__Given information__:
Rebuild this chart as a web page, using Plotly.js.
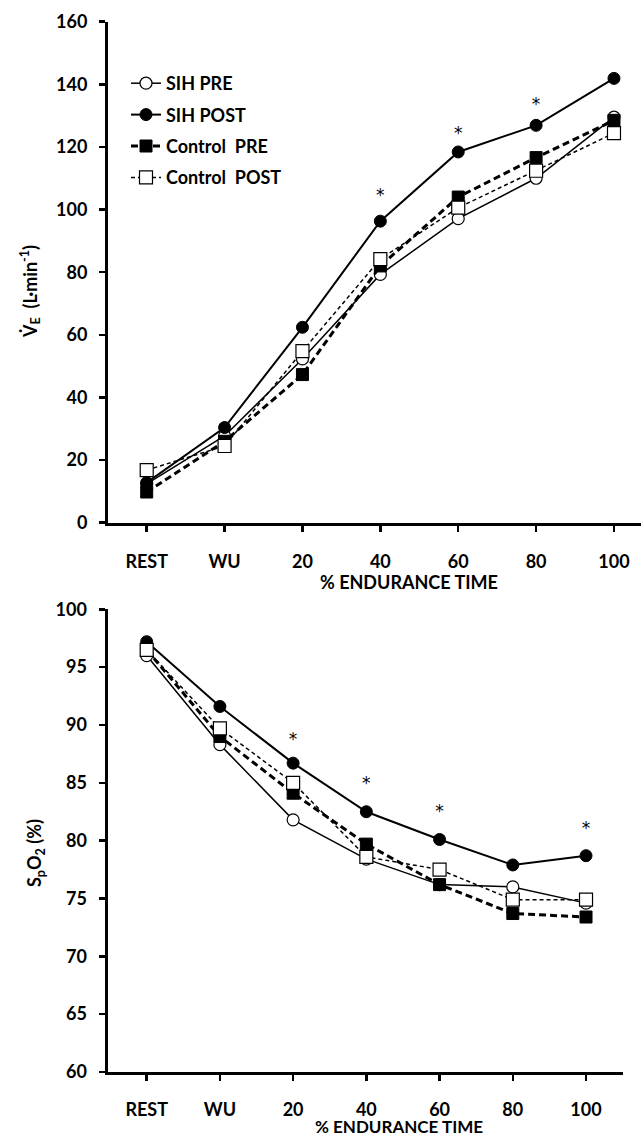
<!DOCTYPE html>
<html>
<head>
<meta charset="utf-8">
<script src="https://cdn.plot.ly/plotly-3.0.1.min.js"></script>
<style>html,body{margin:0;padding:0;background:#fff;}#chart{width:643px;height:1138px;}</style>
</head>
<body>
<div id="chart"></div>
<script>
// ---- data ----
const categories = ["REST", "WU", "20", "40", "60", "80", "100"];

// Top panel: minute ventilation (L·min-1)
const veSihPre      = [12.4, 27.7, 52.3, 79.3, 97.1, 110.0, 129.5];
const veSihPost     = [12.8, 30.4, 62.4, 96.3, 118.4, 126.9, 141.9];
const veControlPre  = [9.8, 26.0, 47.3, 82.0, 104.0, 116.6, 128.5];
const veControlPost = [16.8, 24.5, 54.8, 84.2, 100.6, 112.4, 124.4];
const veSigCats = ["40", "60", "80"];
const veSigY    = [104, 124, 133];

// Bottom panel: SpO2 (%)
const spSihPre      = [96.0, 88.3, 81.8, 78.4, 76.2, 76.0, 74.6];
const spSihPost     = [97.2, 91.6, 86.7, 82.5, 80.1, 77.9, 78.7];
const spControlPre  = [96.5, 89.0, 84.1, 79.7, 76.2, 73.7, 73.4];
const spControlPost = [96.5, 89.7, 85.0, 78.6, 77.5, 74.9, 74.9];
const spSigCats = ["20", "40", "60", "100"];
const spSigY    = [88.6, 84.8, 82.4, 80.9];

const seriesNames = ["SIH PRE", "SIH POST", "Control  PRE", "Control  POST"];

// ---- styles ----
const FONT = "Lato, 'Open Sans', sans-serif";
const styles = [
  {line: {color: "#000", width: 1.5, dash: "solid"}, marker: {symbol: "circle", size: 12, color: "#fff", line: {color: "#000", width: 1.2}}},
  {line: {color: "#000", width: 2, dash: "solid"}, marker: {symbol: "circle", size: 12, color: "#000", line: {color: "#000", width: 1}}},
  {line: {color: "#000", width: 3, dash: "7px,4px"}, marker: {symbol: "square", size: 12, color: "#000", line: {color: "#000", width: 1}}},
  {line: {color: "#000", width: 1.5, dash: "4px,3px"}, marker: {symbol: "square", size: 13, color: "#fff", line: {color: "#000", width: 1.2}}}
];

const topSets = [veSihPre, veSihPost, veControlPre, veControlPost];
const botSets = [spSihPre, spSihPost, spControlPre, spControlPost];

const traces = [];
topSets.forEach((ys, i) => {
  traces.push({
    type: "scatter", mode: "lines+markers", x: categories, y: ys,
    xaxis: "x", yaxis: "y", name: seriesNames[i], legendgroup: "g" + i,
    showlegend: true, line: styles[i].line, marker: styles[i].marker, cliponaxis: false
  });
});
botSets.forEach((ys, i) => {
  traces.push({
    type: "scatter", mode: "lines+markers", x: categories, y: ys,
    xaxis: "x2", yaxis: "y2", name: seriesNames[i], legendgroup: "g" + i,
    showlegend: false, line: styles[i].line, marker: styles[i].marker, cliponaxis: false
  });
});
function starTrace(cats, ys, xa, ya) {
  return {
    type: "scatter", mode: "text", x: cats, y: ys, text: cats.map(() => "*"),
    xaxis: xa, yaxis: ya, showlegend: false,
    textfont: {family: "'DejaVu Sans', sans-serif", size: 17, color: cats.map(() => "#000000")},
    marker: {color: "#000000"}
  };
}
traces.push(starTrace(veSigCats, veSigY, "x", "y"));
traces.push(starTrace(spSigCats, spSigY, "x2", "y2"));

const W = 643, H = 1138;
const axisCommon = {
  showline: true, linecolor: "#000", linewidth: 3, showgrid: false, zeroline: false,
  ticks: "outside", ticklen: 6, tickwidth: 2.5, tickcolor: "#000",
  tickfont: {family: FONT, size: 18, color: "#000", weight: "bold"}, fixedrange: true
};

const layout = {
  width: W, height: H,
  margin: {l: 0, r: 0, t: 0, b: 0},
  paper_bgcolor: "#fff", plot_bgcolor: "#fff",
  showlegend: true,
  legend: {
    x: 126 / W, y: 1 - 65 / H, xanchor: "left", yanchor: "top",
    bgcolor: "rgba(0,0,0,0)", traceorder: "grouped", tracegroupgap: 5,
    font: {family: FONT, size: 18, color: "#000", weight: "bold"}
  },
  xaxis: Object.assign({}, axisCommon, {
    type: "category", domain: [108 / W, 641 / W], range: [-0.497, 6.347],
    anchor: "y", ticklabelstandoff: 15
  }),
  yaxis: Object.assign({}, axisCommon, {
    domain: [1 - 522.7 / H, 1 - 21.7 / H], range: [0, 160], tickvals: [0, 20, 40, 60, 80, 100, 120, 140, 160],
    anchor: "x", ticklabelstandoff: 8
  }),
  xaxis2: Object.assign({}, axisCommon, {
    type: "category", domain: [107.5 / W, 623 / W], range: [-0.535, 6.505],
    anchor: "y2", ticklabelstandoff: 13
  }),
  yaxis2: Object.assign({}, axisCommon, {
    domain: [1 - 1072 / H, 1 - 609.3 / H], range: [60, 100], tickvals: [60, 65, 70, 75, 80, 85, 90, 95, 100],
    anchor: "x2", ticklabelstandoff: 8
  }),
  annotations: [
    {text: "V\u0307<sub>E</sub>  (L·min<sup>-1</sup>)", textangle: -90, xref: "paper", yref: "paper",
     x: 30 / W, y: 1 - 292 / H, xanchor: "center", yanchor: "middle", showarrow: false,
     font: {family: FONT, size: 18, color: "#000", weight: "bold"}},
    {text: "% ENDURANCE TIME", xref: "paper", yref: "paper", x: 409 / W, y: 1 - 582 / H,
     xanchor: "center", yanchor: "middle", showarrow: false,
     font: {family: FONT, size: 18, color: "#000", weight: "bold"}},
    {text: "S<sub>p</sub>O<sub>2</sub> (%)", textangle: -90, xref: "paper", yref: "paper",
     x: 35 / W, y: 1 - 853 / H, xanchor: "center", yanchor: "middle", showarrow: false,
     font: {family: FONT, size: 18, color: "#000", weight: "bold"}},
    {text: "% ENDURANCE TIME", xref: "paper", yref: "paper", x: 399 / W, y: 0, 
     xanchor: "center", yanchor: "bottom", showarrow: false, borderpad: 0,
     font: {family: FONT, size: 17, color: "#000", weight: "bold"}}
  ]
};

Plotly.newPlot("chart", traces, layout, {staticPlot: true, displayModeBar: false});
</script>
</body>
</html>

__Description of the task__:
How many lines in the listing above contain "chart"? Answer with the number alone.

__Exercise response__:
4